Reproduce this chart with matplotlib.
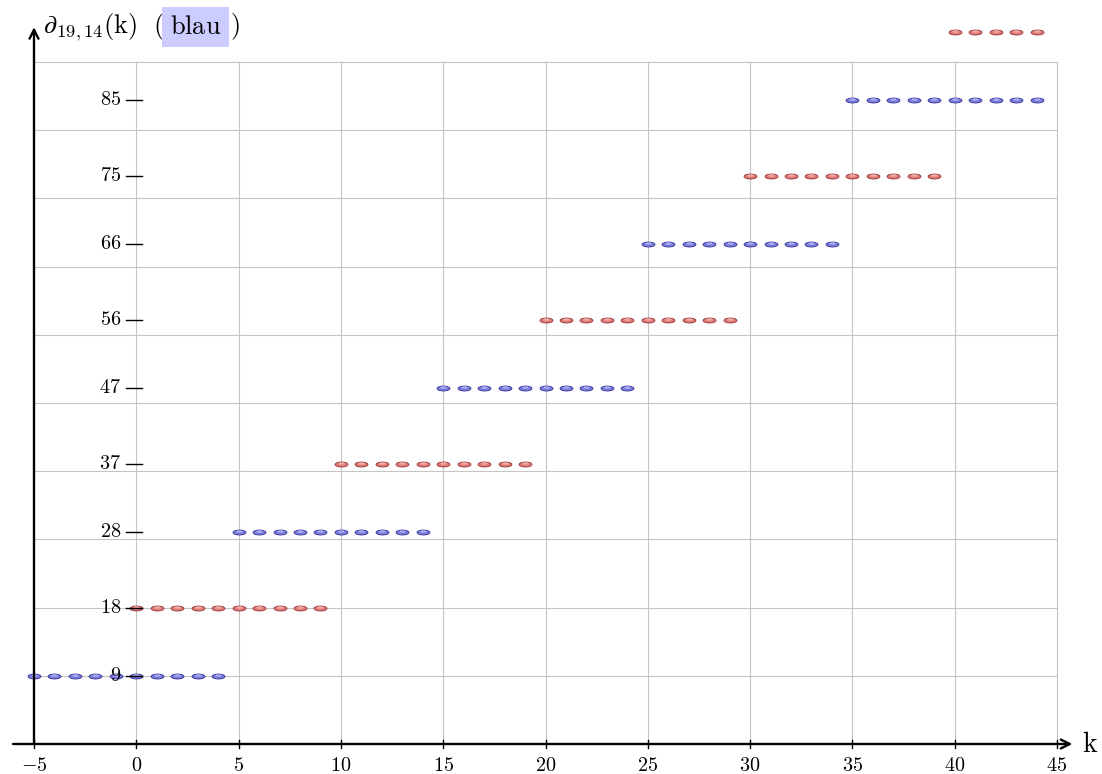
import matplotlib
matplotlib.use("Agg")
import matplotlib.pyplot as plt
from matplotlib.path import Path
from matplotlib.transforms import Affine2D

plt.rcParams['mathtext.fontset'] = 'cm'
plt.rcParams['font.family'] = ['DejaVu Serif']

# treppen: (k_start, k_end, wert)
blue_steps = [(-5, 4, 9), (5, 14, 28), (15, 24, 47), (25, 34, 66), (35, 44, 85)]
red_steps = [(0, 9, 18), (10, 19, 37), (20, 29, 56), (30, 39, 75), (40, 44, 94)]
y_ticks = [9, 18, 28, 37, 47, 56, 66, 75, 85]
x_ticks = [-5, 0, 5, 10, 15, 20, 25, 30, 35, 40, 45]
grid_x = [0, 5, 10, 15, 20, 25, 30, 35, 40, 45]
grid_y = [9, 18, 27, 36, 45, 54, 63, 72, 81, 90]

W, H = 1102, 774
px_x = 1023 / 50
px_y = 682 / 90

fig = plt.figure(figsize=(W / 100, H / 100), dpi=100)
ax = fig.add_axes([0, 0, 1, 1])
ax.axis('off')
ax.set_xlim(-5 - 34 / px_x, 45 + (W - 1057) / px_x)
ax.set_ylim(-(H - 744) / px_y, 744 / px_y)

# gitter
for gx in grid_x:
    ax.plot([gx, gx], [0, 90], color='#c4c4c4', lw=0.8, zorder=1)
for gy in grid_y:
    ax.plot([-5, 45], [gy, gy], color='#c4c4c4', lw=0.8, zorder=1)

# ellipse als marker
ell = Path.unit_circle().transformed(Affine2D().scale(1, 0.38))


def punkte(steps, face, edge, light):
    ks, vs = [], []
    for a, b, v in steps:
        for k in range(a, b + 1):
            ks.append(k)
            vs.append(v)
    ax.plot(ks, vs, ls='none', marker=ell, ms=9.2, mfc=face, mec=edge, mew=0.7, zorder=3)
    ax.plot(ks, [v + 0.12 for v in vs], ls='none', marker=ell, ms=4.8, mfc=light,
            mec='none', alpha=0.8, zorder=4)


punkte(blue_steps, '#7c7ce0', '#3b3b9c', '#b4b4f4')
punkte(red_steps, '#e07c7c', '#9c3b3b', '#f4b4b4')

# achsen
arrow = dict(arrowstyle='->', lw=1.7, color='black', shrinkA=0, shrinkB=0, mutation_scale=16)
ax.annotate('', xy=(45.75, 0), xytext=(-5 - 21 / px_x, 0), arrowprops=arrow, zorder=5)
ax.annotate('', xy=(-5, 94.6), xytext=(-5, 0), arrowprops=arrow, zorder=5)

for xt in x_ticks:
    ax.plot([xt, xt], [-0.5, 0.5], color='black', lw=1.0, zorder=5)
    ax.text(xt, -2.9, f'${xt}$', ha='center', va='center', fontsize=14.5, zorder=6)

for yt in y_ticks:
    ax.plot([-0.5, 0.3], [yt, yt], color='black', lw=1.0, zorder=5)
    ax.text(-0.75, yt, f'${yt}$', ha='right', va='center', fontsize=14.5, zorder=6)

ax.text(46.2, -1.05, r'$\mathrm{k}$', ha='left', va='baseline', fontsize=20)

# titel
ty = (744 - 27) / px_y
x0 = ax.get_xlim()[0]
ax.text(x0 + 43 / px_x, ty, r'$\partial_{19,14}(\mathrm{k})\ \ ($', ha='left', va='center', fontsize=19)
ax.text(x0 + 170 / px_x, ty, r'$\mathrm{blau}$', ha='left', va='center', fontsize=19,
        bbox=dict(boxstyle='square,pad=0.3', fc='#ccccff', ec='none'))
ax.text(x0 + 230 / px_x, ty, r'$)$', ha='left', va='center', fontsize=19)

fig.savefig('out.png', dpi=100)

◇ ◇ ◇

_SET EXERCISE:_
Your task is to return the lines above, from the first one up to and including the line containing "from matplotlib.transforms import Affine2D", minus any pictures.

_REPLY:_
Reproduce this chart with matplotlib.
import matplotlib
matplotlib.use("Agg")
import matplotlib.pyplot as plt
from matplotlib.path import Path
from matplotlib.transforms import Affine2D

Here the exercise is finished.